Problem to work on: Please give the count of lines holding the string "this" and nothing besides.

Records
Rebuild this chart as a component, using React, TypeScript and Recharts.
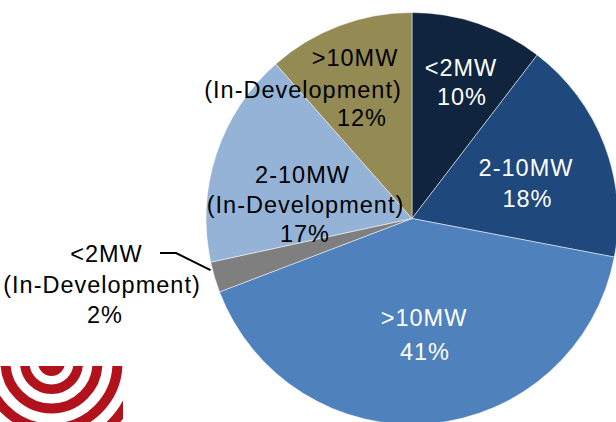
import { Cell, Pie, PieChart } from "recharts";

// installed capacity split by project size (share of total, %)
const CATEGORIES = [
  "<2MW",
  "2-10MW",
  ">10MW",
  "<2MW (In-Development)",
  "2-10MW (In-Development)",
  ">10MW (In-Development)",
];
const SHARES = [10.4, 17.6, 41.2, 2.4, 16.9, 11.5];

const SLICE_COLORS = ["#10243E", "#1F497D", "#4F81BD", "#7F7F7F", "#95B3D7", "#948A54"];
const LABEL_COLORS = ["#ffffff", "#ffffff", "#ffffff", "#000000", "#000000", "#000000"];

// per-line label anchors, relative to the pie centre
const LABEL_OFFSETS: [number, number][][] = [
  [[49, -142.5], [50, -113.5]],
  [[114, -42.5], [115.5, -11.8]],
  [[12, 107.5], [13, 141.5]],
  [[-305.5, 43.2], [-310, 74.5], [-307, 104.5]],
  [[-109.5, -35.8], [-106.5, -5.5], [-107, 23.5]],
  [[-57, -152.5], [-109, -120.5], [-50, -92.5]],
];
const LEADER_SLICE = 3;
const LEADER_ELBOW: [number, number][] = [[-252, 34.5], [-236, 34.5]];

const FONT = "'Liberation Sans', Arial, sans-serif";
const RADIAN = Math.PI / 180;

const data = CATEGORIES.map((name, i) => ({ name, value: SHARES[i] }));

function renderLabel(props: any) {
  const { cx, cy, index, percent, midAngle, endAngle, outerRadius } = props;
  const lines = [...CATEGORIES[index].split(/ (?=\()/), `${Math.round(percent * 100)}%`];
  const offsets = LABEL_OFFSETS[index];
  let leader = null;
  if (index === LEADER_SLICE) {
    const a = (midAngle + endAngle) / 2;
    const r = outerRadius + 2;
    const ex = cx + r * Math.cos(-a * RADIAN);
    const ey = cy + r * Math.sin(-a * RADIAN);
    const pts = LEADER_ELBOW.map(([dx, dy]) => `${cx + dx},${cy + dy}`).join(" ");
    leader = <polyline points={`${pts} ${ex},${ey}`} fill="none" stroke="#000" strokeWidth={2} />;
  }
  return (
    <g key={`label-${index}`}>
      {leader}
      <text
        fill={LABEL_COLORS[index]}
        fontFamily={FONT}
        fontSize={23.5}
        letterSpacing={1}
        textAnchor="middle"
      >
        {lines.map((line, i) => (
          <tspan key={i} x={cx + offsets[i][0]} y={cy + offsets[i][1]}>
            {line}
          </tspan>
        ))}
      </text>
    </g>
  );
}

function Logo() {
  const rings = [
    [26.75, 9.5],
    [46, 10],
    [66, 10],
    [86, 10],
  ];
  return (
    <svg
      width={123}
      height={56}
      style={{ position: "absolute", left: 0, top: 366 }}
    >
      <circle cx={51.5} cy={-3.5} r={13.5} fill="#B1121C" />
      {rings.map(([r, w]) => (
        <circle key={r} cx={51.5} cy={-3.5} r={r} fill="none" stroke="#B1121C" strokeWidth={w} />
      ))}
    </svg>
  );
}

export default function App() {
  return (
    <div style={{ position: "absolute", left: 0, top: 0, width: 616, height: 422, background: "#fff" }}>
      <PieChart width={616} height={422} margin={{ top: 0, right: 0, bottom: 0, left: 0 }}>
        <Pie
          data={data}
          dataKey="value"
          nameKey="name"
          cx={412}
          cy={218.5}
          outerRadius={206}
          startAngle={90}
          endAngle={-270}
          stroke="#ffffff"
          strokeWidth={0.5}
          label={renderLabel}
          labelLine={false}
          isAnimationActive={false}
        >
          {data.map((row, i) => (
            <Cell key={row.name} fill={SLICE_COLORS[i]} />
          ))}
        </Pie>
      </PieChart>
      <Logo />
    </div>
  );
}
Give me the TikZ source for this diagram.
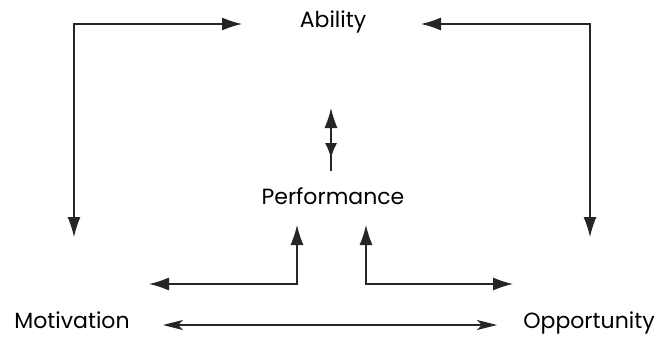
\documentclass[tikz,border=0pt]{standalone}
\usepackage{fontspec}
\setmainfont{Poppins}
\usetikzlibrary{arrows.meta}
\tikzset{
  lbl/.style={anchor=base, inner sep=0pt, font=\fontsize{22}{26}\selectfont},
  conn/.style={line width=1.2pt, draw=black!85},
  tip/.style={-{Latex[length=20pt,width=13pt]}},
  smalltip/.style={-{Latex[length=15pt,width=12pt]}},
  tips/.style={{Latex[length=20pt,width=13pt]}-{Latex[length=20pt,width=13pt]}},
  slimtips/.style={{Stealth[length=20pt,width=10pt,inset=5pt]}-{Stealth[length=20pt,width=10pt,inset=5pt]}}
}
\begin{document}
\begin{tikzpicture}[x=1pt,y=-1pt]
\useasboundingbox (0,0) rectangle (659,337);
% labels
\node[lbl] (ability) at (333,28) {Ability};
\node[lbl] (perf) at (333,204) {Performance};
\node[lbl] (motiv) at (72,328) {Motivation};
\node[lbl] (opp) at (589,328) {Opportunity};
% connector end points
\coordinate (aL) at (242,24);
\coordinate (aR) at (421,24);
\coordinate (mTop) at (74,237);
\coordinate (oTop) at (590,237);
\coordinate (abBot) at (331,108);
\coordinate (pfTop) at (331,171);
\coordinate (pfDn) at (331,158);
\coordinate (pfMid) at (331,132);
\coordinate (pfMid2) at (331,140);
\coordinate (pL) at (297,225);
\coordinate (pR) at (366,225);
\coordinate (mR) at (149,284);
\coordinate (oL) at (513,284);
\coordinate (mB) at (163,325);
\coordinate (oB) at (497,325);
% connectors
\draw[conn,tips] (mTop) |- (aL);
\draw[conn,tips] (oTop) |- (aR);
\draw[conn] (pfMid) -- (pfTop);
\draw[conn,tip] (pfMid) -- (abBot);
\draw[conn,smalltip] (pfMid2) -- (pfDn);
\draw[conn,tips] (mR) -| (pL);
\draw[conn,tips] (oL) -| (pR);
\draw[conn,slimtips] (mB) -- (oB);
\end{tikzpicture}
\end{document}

Full answer: 2